5 of 72 comments (clear)

  1. Dorm session question by crmartin · · Score: 2, Informative

    Answer: Yes. Is it enough to matter? No.

    1. Re:Dorm session question by KDan · · Score: 2, Informative

      More detailed answer:

      Yes. The current goes around in circles in the steel frame your wheels (eg arc-on-outside/radius/central-bit/radius/etc - like a pie slice). Depending on the exact configuration you might be able to power a very small light bulb from it. I wouldn't bet my hand on it though.

      Daniel

      --
      Carpe Diem
  2. probably, but not very much by hackerjoe · · Score: 2, Informative

    alright, I'm a long way from being an EE, but I remember my high-school physics pretty well.

    a magnetic field will form in concentric rings around any conductor that's carrying current, and the strength of that magnetic field will be proportional to the amount of current flowing through the conductor, and will drop off sharply with distance.

    now, currents are only induced by a changing magnetic field, and the current will be proportional to the change in magnetic field strength. so if the power lines were carrying DC, and you were riding parallel to the lines, no current would be induced in you because the strength of the magentic field where you were riding would stay about the same -- but the power lines are probably carrying AC, so even if you stay still, the magnetic field will be reversing polarity every 1/60th of a second, and a current will be induced in you.

    however, there are a few mitigating factors.

    one is that you're probably several meters away from the lines, and magnetic fields don't couple well through air. transformers often have an iron core to guide the magnetic field between the two coils, because otherwise not much power gets transferred between them.

    another factor is that the magnetic field around a single conductor is not very strong, unless it's carrying really a lot of current (like wire-melting amounts). again, transformers and electromagnets use coils with hundreds or thousands of turns to get a decent magnetic field going.

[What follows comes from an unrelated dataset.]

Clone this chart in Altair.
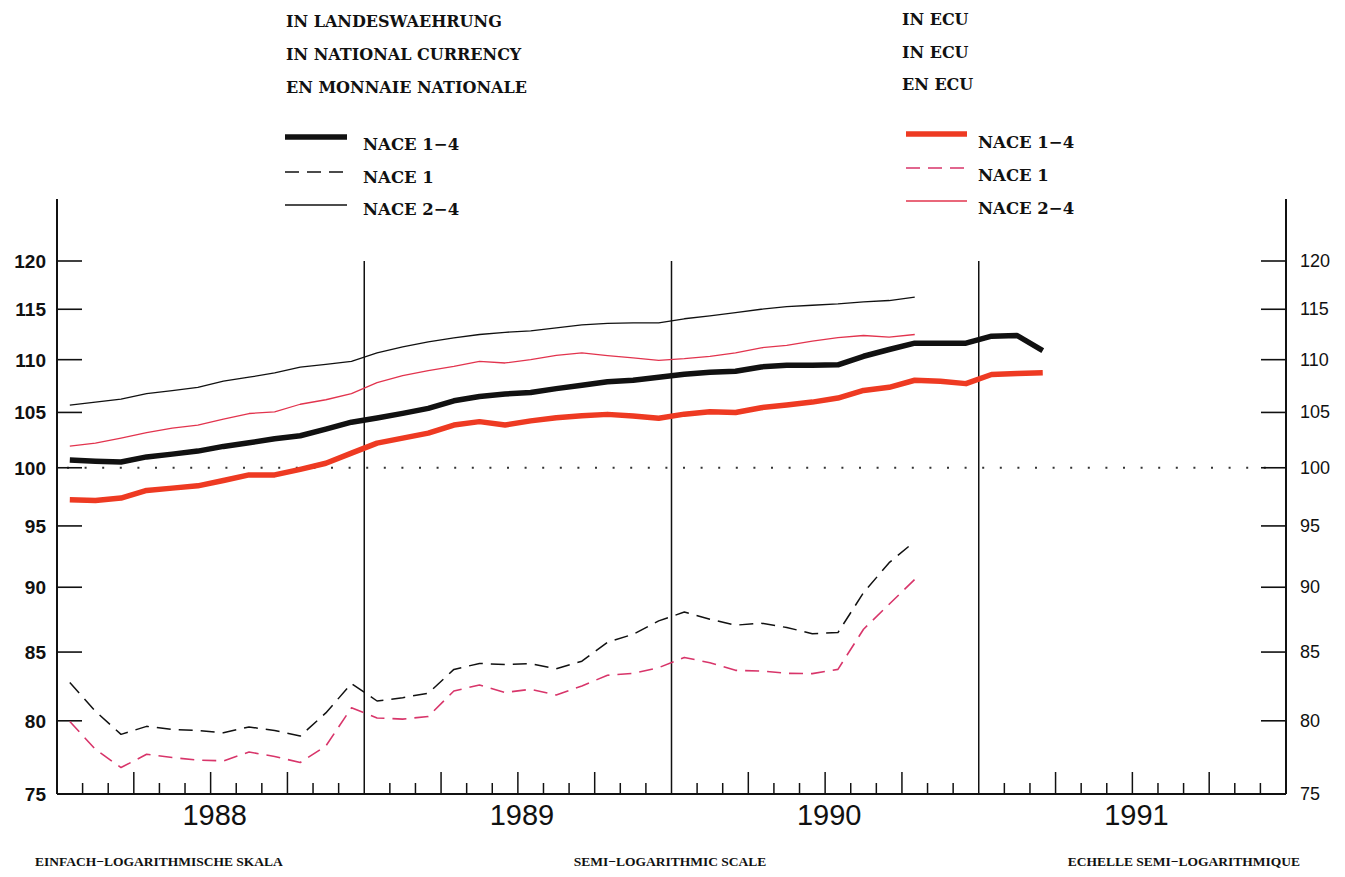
import altair as alt
import pandas as pd

# ---------------- data (monthly index values, Jan 1988 = month 0) ----------------
nat_1_4 = [100.69, 100.58, 100.51, 100.96, 101.21, 101.48, 101.90, 102.23, 102.59, 102.86, 103.47, 104.10,
           104.48, 104.91, 105.38, 106.08, 106.49, 106.72, 106.87, 107.23, 107.54, 107.87, 108.02, 108.31,
           108.60, 108.79, 108.89, 109.30, 109.46, 109.46, 109.50, 110.33, 110.99, 111.61, 111.61, 111.61,
           112.30, 112.37, 110.89]
nat_1 = [82.74, 80.68, 79.05, 79.61, 79.39, 79.32, 79.16, 79.57, 79.32, 78.93, 80.56, 82.67,
         81.41, 81.65, 81.97, 83.71, 84.15, 84.08, 84.13, 83.76, 84.32, 85.74, 86.34, 87.37,
         88.05, 87.50, 87.04, 87.19, 86.86, 86.39, 86.47, 89.57, 91.97, 93.71]
nat_2_4 = [105.67, 105.96, 106.24, 106.75, 107.04, 107.35, 107.93, 108.31, 108.73, 109.27, 109.55, 109.84,
           110.66, 111.25, 111.75, 112.14, 112.47, 112.69, 112.83, 113.13, 113.42, 113.58, 113.62, 113.62,
           114.04, 114.34, 114.66, 115.00, 115.27, 115.41, 115.55, 115.76, 115.89, 116.24]
ecu_1_4 = [97.22, 97.16, 97.36, 98.02, 98.22, 98.42, 98.88, 99.37, 99.37, 99.86, 100.40, 101.30,
           102.20, 102.65, 103.10, 103.84, 104.15, 103.84, 104.22, 104.51, 104.69, 104.82, 104.67, 104.46,
           104.84, 105.06, 105.00, 105.44, 105.70, 105.96, 106.34, 107.06, 107.35, 108.02, 107.93, 107.70,
           108.57, 108.67, 108.73]
ecu_1 = [79.95, 78.01, 76.77, 77.67, 77.45, 77.28, 77.22, 77.83, 77.52, 77.11, 78.24, 80.92,
         80.20, 80.12, 80.31, 82.13, 82.57, 82.02, 82.26, 81.84, 82.50, 83.28, 83.42, 83.84,
         84.60, 84.20, 83.64, 83.59, 83.42, 83.40, 83.71, 86.73, 88.66, 90.62]
ecu_2_4 = [101.93, 102.20, 102.65, 103.15, 103.55, 103.84, 104.38, 104.90, 105.06, 105.76, 106.18, 106.75,
           107.80, 108.47, 108.95, 109.36, 109.84, 109.68, 110.00, 110.42, 110.66, 110.39, 110.17, 109.93,
           110.10, 110.33, 110.66, 111.16, 111.39, 111.81, 112.15, 112.37, 112.20, 112.47]

years = ["1988", "1989", "1990", "1991"]
year_mid = [6, 18, 30, 42]
year_bounds = [12, 24, 36]
y_ticks = [80, 85, 90, 95, 100, 105, 110, 115, 120]
y_labels = [75, 80, 85, 90, 95, 100, 105, 110, 115, 120]
quarter_marks = [m for m in range(1, 48) if m % 3 == 0 and m % 12 != 0]
month_marks = [m for m in range(1, 48) if m % 3 != 0]

title_nat = ["IN LANDESWAEHRUNG", "IN NATIONAL CURRENCY", "EN MONNAIE NATIONALE"]
title_ecu = ["IN ECU", "IN ECU", "EN ECU"]
legend_items = ["NACE 1\u22124", "NACE 1", "NACE 2\u22124"]

W, H = 1229, 533
xs = alt.Scale(domain=[0, 48], nice=False, zero=False)
ys = alt.Scale(type="log", domain=[75, 120], nice=False, zero=False)

BLACK = "#111111"
RED_THICK = "#ee3a22"
RED_THIN = "#e2344e"
RED_DASH = "#d8356a"
SERIF = "DejaVu Serif"
SANS = "Liberation Sans"


def series_df(vals):
    return pd.DataFrame({"m": [i + 0.5 for i in range(len(vals))], "v": vals})


def line(vals, color, width, dash=None):
    kw = dict(color=color, strokeWidth=width, strokeJoin="round", strokeCap="butt")
    if dash:
        kw["strokeDash"] = dash
    return alt.Chart(series_df(vals)).mark_line(**kw).encode(
        x=alt.X("m:Q", scale=xs, axis=None),
        y=alt.Y("v:Q", scale=ys, axis=None),
    )


layers = []

# dotted 100 reference line
layers.append(
    alt.Chart(pd.DataFrame({"v": [100]})).mark_rule(color="#333333", strokeWidth=2, strokeDash=[2, 15.6]).encode(
        y=alt.Y("v:Q", scale=ys, axis=None), x=alt.value(10), x2=alt.value(W - 6)
    )
)

# year separators
layers.append(
    alt.Chart(pd.DataFrame({"m": year_bounds})).mark_rule(color=BLACK, strokeWidth=1.5).encode(
        x=alt.X("m:Q", scale=xs, axis=None), y=alt.value(0), y2=alt.value(H)
    )
)
# left / right axis lines
layers.append(
    alt.Chart(pd.DataFrame({"m": [0, 48]})).mark_rule(color=BLACK, strokeWidth=2).encode(
        x=alt.X("m:Q", scale=xs, axis=None), y=alt.value(-62), y2=alt.value(H)
    )
)
# bottom axis line
layers.append(
    alt.Chart(pd.DataFrame({"v": [75]})).mark_rule(color=BLACK, strokeWidth=2).encode(
        y=alt.Y("v:Q", scale=ys, axis=None), x=alt.value(0), x2=alt.value(W)
    )
)
# month ticks
layers.append(
    alt.Chart(pd.DataFrame({"m": month_marks})).mark_rule(color=BLACK, strokeWidth=1.5).encode(
        x=alt.X("m:Q", scale=xs, axis=None), y=alt.value(H - 11), y2=alt.value(H)
    )
)
layers.append(
    alt.Chart(pd.DataFrame({"m": quarter_marks})).mark_rule(color=BLACK, strokeWidth=1.5).encode(
        x=alt.X("m:Q", scale=xs, axis=None), y=alt.value(H - 22), y2=alt.value(H)
    )
)
# y ticks left and right
layers.append(
    alt.Chart(pd.DataFrame({"v": y_ticks})).mark_rule(color=BLACK, strokeWidth=1.6).encode(
        y=alt.Y("v:Q", scale=ys, axis=None), x=alt.value(0), x2=alt.value(25)
    )
)
layers.append(
    alt.Chart(pd.DataFrame({"v": y_ticks})).mark_rule(color=BLACK, strokeWidth=1.6).encode(
        y=alt.Y("v:Q", scale=ys, axis=None), x=alt.value(W - 25), x2=alt.value(W)
    )
)
# y labels
layers.append(
    alt.Chart(pd.DataFrame({"v": y_labels})).mark_text(
        align="right", baseline="middle", font=SANS, fontSize=19, fontWeight="bold", color=BLACK, dy=1
    ).encode(y=alt.Y("v:Q", scale=ys, axis=None), x=alt.value(-11), text=alt.Text("v:Q", format="d"))
)
layers.append(
    alt.Chart(pd.DataFrame({"v": y_labels})).mark_text(
        align="left", baseline="middle", font=SANS, fontSize=18, color=BLACK, dy=1
    ).encode(y=alt.Y("v:Q", scale=ys, axis=None), x=alt.value(W + 14), text=alt.Text("v:Q", format="d"))
)
# year labels
layers.append(
    alt.Chart(pd.DataFrame({"m": year_mid, "t": years})).mark_text(
        align="center", baseline="middle", font="Liberation Sans Narrow, Liberation Sans", fontSize=29,
        color=BLACK, dx=4
    ).encode(x=alt.X("m:Q", scale=xs, axis=None), y=alt.value(H + 22), text="t:N")
)

# data lines
layers.append(line(nat_2_4, BLACK, 1.3))
layers.append(line(nat_1, BLACK, 1.5, [14, 8]))
layers.append(line(ecu_2_4, RED_THIN, 1.3))
layers.append(line(ecu_1, RED_DASH, 1.6, [14, 8]))
layers.append(line(ecu_1_4, RED_THICK, 5.5))
layers.append(line(nat_1_4, BLACK, 5.5))


# ---------------- titles, legends, captions ----------------
def label(txt, x, y, size, font, weight="normal", align="left", color=BLACK):
    return alt.Chart(pd.DataFrame({"t": [txt]})).mark_text(
        align=align, baseline="middle", font=font, fontSize=size, fontWeight=weight, color=color
    ).encode(x=alt.value(x), y=alt.value(y), text="t:N")


def legend_line(x1, x2, y, color, width, dash=None):
    kw = dict(color=color, strokeWidth=width)
    if dash:
        kw["strokeDash"] = dash
    return alt.Chart(pd.DataFrame({"k": [0]})).mark_rule(**kw).encode(
        x=alt.value(x1), x2=alt.value(x2), y=alt.value(y)
    )


for i, t in enumerate(title_nat):
    layers.append(label(t, 229, -239 + 33 * i, 16, SERIF, "bold"))
for i, t in enumerate(title_ecu):
    layers.append(label(t, 845, -241 + 32.5 * i, 16, SERIF, "bold"))

# national currency legend
layers.append(legend_line(228, 290, -124, BLACK, 5.5))
layers.append(legend_line(228, 290, -89, BLACK, 1.5, [14, 8]))
layers.append(legend_line(228, 290, -56, BLACK, 1.3))
for i, t in enumerate(legend_items):
    layers.append(label(t, 306, -116 + 32.5 * i, 16.5, SERIF, "bold"))

# ECU legend
layers.append(legend_line(849, 910, -127, RED_THICK, 5.5))
layers.append(legend_line(849, 910, -93, RED_DASH, 1.6, [14, 8]))
layers.append(legend_line(849, 910, -60, RED_THIN, 1.3))
for i, t in enumerate(legend_items):
    layers.append(label(t, 921, -118 + 33 * i, 16.5, SERIF, "bold"))

# bottom captions
layers.append(label("EINFACH\u2212LOGARITHMISCHE SKALA", -22, 601, 13.5, "Liberation Serif", "bold"))
layers.append(label("SEMI\u2212LOGARITHMIC SCALE", 613, 601, 13.5, "Liberation Serif", "bold", align="center"))
layers.append(label("ECHELLE SEMI\u2212LOGARITHMIQUE", 1243, 601, 13.5, "Liberation Serif", "bold", align="right"))

chart = (
    alt.layer(*layers)
    .properties(
        width=W,
        height=H,
        autosize=alt.AutoSizeParams(type="none"),
        padding={"left": 49, "top": 253, "right": 45, "bottom": 75},
        background="white",
    )
    .configure_view(stroke=None)
)

chart.save("out.html", embed_options={"renderer": "svg", "actions": False})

    the last factor is that the lines are carrying high voltages. the comment in your submission seems to indicate that you think this will create a stronger magnetic field, but actually the opposite is true. for our purposes, electric power has two aspects, voltage and current; the voltage determines the strength of the electric field, and the current determines the strength of the magnetic field. for the same amount of power, if you increase the voltage, you reduce the current. the power company doesn't want current being induced in random objects, because that power gets lost as heat and costs them money (actually, they probably care more about the fact that large currents create heat in the wire itself -- but it works out to the same meaning for you). they run long lines at very high voltages as part of a strategy to minimize this power loss and save money.

  3. Clear up a few things... by paploo · · Score: 2, Informative

    The reason power is transferred via high volatage AC power, and not any kind of DC power is simple:
    The lower the current you send down a wire, the less energy lost due to resistance. (P=IE, E=IR, so P=R*I^2). This is a major concern over long wires, where the overall resistance can be quite high. With AC power, you can transform from high current / low volatage, to low current / high voltage, and back quite easily. So you can put your powerplant far away from the consumer. However with DC, you can't do this. DC can't be transformed (at least, not easily?), and so you have to run it down the powerlines at the same voltage/current as the consumer will use, which is quite high. Hence, you loose a lot of energy on powerlines very quickly, and thus your powerplant must be close (within a couple miles actually) of the customers.

    I should also mention (although I think I see posts saying this later on) that, indeed, the bike is a one loop conductor, and that the powerlines (via the right hand rule) have a varying magnetic field (because the current is varying), but the induced emf is very small. This is because the current in the wires is small, and there aren't very many of them, and you are 50+ ft away, and your bike is only one loop. I'd call the induced emf negligable personally.

    -Jeff
    Physicist, Programmer

  4. Yes, but it's negligible by muon1183 · · Score: 3, Informative

    Yes, you do in fact get an induced current. However, as demonstrated vividly by a question on my final when I was taking first semester E&M, you need somewhere on the order of 200,000 loops of wire to get enough induced current to be worthwhile from 20,000V power lines. (The exact question was, is it feasible to steal power by placing a coil between two 20,000V power transmission lines.) I'm pretty sure you don't care about the negligible effects (unless you're paranoid, or your bike is composed of 200,000 loops of wire).